Before optimising, check that control can reach every mode — otherwise no gain can stabilise the fall. The test is controllability: the matrix

\mathcal{C} = \begin{bmatrix} B & AB & A^2 B & A^3 B \end{bmatrix}

must have full rank 4. For the cart-pole it does — pushing the cart couples through to the pole angle, so a single horizontal force can influence all four states. The system is controllable, which is exactly the condition that guarantees the Algebraic Riccati Equation has a unique stabilising solution. We are cleared to apply LQR.

Running the LQR pipeline

Now the recipe, end to end.

Choose the weights. Penalise what matters: a diagonal Q = \mathrm{diag}(q_p, q_{\dot p}, q_\theta, q_{\dot\theta}) with a large q_\theta (keep the pole upright) and a modest q_p (keep the cart near centre), and a scalar R = \rho > 0 on the force.
Solve the ARE. Feed A, B, Q, R to the Algebraic Riccati Equation and get the symmetric positive-definite P — one call to a numerical solver, as the 4\times 4 case is far past hand algebra.
Form the gain. K = R^{-1} B^{\mathsf{T}} P — here a row vector K = [\,k_1\ k_2\ k_3\ k_4\,], one number per state.
Feed back. Apply u = -Kx = -(k_1 p + k_2 \dot p + k_3 \theta + k_4 \dot\theta). The closed loop \dot{x} = (A - BK)x now has all four eigenvalues in the left half-plane, so a perturbed pole returns smoothly to upright.

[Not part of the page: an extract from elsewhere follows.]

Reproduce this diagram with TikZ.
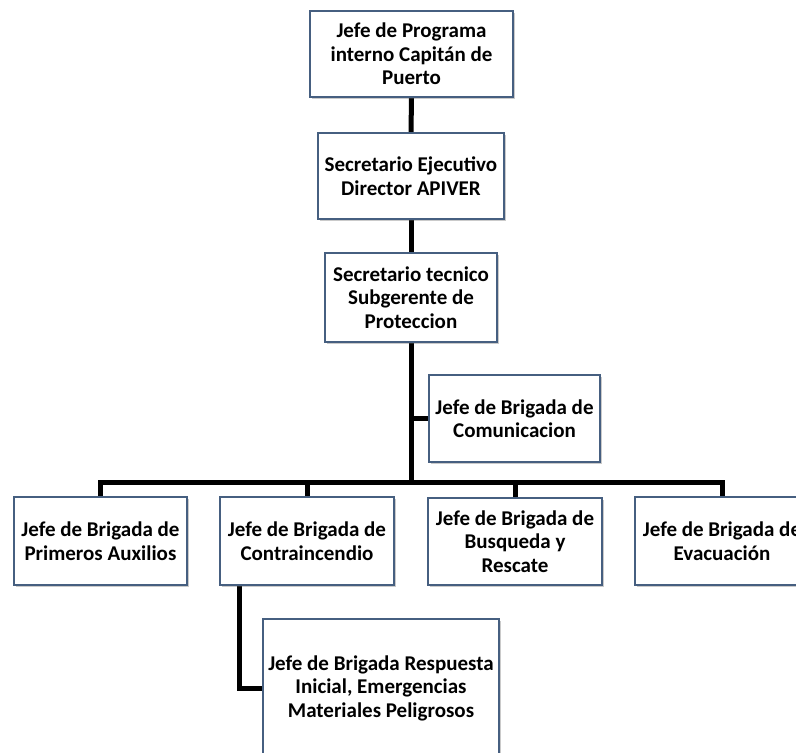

We do not grind the 4\times 4 Riccati solution by hand — that is the computer's job — but the structure is everything from this stage: a quadratic cost, a Riccati matrix, a linear feedback gain, a stable closed loop. Conceptually K comes out with a sizeable k_3 (react hard to angle) and a smaller k_1 (nudge the cart back), and the pole balances.

Linearise about upright to get a controllable 4-state LTI model \dot{x} = Ax + Bu.
Pick Q \succeq 0 (heavy on angle) and R = \rho \succ 0; solve the ARE for P; set K = R^{-1} B^{\mathsf{T}} P.
The feedback u = -Kx stabilises the upright equilibrium; raising \rho trades a gentler, lower-effort controller against a slower recovery.

Catching the fall

Knock the pole off vertical and watch the LQR feedback catch it. The curve is the pole angle \theta(t) under u = -Kx — a damped oscillation decaying back to upright, \theta = 0. Slide the initial lean \theta_0 to perturb it, and slide the force weight R = \rho: a small \rho makes force cheap, so the gain is large and the pole snaps upright fast and tight; a large \rho charges heavily for force, so the controller is gentle and the pole sways back slowly. That is the aggressiveness-versus-effort dial of LQR, made physical.

Cart-pole is the rite of passage twice over. In control it is the first nonlinear, unstable plant every student stabilises — small enough to grasp, hard enough to matter. In reinforcement learning it is “CartPole”, the canonical first environment: an agent that knows nothing of A, B or a Riccati equation learns to balance the pole by trial and reward. The two cultures meet on the same little cart — LQR computes the optimal feedback from a model; RL discovers a policy without one, and on this linear problem it converges toward the very same linear feedback LQR hands you in closed form.